Records with drawing code
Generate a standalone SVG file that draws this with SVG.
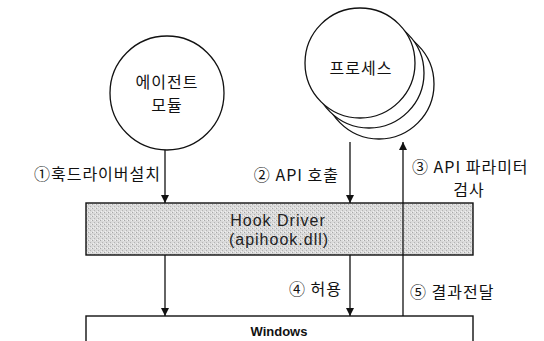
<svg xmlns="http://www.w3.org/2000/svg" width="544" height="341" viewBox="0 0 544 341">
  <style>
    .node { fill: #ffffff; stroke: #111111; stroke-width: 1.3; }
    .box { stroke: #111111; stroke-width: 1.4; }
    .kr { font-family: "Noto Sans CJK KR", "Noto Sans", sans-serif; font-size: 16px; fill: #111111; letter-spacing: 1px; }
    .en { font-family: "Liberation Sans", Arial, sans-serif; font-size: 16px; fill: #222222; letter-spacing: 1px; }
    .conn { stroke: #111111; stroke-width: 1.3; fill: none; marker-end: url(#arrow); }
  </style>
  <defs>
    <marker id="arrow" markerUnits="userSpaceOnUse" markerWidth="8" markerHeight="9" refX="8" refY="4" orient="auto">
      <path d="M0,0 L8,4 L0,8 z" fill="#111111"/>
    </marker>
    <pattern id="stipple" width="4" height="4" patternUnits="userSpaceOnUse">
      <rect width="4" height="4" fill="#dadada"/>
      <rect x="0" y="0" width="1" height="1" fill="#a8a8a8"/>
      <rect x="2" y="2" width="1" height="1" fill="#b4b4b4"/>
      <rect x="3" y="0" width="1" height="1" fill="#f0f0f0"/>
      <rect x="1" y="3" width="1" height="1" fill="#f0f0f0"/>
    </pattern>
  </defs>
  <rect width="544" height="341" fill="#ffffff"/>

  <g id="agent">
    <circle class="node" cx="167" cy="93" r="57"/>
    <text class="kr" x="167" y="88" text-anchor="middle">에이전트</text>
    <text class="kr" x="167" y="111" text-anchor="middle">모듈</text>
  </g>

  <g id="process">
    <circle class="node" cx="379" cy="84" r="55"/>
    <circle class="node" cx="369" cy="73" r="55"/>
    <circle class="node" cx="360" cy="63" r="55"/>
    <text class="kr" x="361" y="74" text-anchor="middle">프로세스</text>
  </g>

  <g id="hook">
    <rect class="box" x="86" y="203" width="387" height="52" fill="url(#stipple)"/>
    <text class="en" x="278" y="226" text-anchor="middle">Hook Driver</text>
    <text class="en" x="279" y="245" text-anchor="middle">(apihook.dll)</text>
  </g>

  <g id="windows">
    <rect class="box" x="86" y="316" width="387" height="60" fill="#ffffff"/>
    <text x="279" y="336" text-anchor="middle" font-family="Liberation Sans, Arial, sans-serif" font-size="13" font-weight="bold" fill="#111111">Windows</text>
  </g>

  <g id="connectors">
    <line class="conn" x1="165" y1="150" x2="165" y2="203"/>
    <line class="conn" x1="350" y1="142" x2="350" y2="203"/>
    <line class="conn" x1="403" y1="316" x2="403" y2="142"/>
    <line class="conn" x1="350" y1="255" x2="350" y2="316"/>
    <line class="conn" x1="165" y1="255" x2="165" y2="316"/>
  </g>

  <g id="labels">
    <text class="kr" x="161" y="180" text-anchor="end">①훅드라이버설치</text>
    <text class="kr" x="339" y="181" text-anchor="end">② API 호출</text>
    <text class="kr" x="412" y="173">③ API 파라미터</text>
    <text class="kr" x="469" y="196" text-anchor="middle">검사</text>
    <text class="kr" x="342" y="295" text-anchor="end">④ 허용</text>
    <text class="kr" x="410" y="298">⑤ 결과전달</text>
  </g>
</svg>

...

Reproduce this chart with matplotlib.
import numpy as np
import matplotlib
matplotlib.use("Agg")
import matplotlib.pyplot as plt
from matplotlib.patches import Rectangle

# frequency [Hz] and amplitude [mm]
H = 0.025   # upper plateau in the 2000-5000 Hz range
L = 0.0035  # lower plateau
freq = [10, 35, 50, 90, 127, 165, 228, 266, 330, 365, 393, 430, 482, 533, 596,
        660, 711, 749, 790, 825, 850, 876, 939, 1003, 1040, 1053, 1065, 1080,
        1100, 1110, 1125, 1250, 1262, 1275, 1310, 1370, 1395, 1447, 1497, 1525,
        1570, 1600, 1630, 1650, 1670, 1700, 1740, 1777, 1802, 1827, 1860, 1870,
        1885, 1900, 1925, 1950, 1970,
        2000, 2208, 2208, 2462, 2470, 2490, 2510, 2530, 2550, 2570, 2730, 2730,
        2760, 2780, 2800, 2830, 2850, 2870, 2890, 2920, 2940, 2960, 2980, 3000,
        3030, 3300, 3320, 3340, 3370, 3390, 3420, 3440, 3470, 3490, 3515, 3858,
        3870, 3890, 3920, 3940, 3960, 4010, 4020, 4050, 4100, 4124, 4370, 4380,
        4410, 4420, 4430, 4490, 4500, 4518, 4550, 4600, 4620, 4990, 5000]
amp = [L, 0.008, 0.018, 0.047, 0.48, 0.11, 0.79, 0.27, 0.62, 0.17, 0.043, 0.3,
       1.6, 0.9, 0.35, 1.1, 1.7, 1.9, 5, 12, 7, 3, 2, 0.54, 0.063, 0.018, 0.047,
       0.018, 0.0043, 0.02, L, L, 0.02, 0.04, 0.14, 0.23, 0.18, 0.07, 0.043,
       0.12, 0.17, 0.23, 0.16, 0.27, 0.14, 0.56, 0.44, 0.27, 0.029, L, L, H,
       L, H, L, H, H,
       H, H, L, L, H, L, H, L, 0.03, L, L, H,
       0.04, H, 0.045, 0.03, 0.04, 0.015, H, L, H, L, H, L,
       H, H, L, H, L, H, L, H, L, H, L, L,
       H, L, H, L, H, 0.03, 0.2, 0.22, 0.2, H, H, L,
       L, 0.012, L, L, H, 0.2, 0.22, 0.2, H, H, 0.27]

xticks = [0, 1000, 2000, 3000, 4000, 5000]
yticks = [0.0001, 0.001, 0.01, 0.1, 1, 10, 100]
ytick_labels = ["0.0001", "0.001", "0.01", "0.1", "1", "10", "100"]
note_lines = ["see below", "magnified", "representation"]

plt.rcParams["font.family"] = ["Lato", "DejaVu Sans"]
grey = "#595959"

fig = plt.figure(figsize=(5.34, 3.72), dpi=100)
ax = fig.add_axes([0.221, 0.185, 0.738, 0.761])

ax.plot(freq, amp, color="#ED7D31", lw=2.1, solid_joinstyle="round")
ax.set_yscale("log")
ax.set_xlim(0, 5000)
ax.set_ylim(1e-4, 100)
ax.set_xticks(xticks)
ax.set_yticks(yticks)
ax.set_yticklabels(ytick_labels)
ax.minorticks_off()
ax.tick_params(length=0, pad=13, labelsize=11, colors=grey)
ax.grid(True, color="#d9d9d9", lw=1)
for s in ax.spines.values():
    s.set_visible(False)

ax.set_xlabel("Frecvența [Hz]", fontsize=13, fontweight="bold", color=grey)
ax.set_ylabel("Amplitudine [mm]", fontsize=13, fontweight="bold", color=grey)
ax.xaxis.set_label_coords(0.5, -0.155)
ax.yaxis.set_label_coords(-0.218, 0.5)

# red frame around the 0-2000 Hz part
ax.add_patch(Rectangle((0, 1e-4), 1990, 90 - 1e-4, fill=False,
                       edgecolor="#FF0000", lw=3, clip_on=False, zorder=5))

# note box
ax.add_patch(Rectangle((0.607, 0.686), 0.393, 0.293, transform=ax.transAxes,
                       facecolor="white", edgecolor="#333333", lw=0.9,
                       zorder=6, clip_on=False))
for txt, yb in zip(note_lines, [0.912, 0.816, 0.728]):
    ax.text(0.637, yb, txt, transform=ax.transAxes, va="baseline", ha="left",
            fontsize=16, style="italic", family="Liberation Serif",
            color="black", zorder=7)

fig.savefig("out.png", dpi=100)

==

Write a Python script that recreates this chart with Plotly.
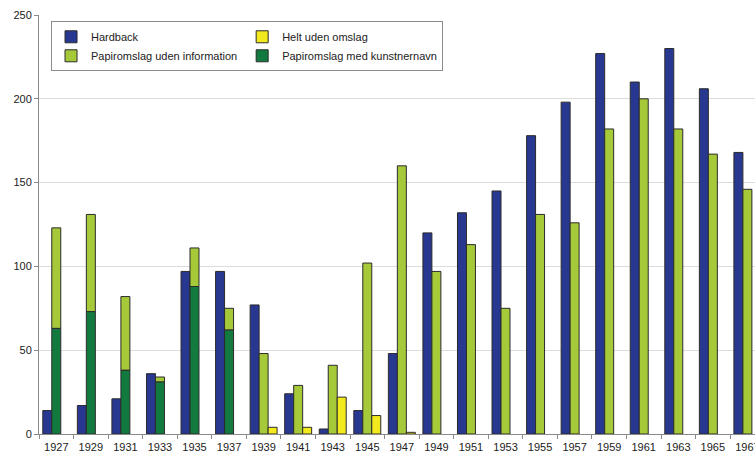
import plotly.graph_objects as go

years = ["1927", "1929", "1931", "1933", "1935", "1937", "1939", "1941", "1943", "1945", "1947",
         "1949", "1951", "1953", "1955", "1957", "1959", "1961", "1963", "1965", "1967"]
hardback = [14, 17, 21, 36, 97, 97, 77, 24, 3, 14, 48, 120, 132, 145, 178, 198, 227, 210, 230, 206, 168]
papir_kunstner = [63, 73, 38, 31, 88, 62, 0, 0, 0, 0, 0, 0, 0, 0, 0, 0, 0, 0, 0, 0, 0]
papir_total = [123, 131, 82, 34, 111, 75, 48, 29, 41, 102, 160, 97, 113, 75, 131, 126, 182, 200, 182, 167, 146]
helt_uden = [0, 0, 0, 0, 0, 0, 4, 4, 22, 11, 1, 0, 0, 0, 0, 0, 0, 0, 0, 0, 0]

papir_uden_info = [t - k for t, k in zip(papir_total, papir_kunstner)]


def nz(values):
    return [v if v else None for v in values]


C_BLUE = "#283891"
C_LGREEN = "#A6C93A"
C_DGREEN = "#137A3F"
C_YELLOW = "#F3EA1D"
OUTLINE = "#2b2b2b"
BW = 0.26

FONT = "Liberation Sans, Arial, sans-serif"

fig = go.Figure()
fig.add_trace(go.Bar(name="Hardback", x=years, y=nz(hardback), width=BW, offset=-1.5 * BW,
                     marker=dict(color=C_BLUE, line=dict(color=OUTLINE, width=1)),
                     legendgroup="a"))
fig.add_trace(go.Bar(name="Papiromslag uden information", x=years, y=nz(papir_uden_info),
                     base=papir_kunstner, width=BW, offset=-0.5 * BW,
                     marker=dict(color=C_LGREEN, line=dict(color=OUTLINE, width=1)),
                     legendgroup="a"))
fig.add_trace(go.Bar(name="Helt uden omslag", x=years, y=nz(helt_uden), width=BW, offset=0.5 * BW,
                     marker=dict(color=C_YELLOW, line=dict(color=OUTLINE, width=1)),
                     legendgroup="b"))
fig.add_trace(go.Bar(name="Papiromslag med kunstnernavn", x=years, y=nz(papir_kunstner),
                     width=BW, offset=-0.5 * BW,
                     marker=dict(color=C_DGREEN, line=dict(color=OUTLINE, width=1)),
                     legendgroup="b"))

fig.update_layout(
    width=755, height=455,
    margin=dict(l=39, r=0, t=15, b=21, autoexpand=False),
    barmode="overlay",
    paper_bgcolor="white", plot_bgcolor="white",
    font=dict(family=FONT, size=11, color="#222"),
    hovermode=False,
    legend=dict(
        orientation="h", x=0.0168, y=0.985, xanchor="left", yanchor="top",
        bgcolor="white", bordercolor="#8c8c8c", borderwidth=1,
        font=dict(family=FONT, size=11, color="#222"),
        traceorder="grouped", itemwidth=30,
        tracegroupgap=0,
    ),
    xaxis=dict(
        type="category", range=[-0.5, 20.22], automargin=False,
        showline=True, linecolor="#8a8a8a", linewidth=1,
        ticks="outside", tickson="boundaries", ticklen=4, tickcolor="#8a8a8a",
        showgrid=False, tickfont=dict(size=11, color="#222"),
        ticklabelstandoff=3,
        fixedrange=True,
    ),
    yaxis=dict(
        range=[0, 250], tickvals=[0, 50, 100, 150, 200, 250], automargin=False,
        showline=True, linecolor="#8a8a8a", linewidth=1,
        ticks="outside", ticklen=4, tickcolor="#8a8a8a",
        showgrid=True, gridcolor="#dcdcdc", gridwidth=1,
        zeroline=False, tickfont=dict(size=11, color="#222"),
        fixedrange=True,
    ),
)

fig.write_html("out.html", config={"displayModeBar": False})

## CHALLENGE:
Report how many lines in the listing above include the word "matplotlib". Give nothing but the number.

## SOLUTION TO THIS TASK:
5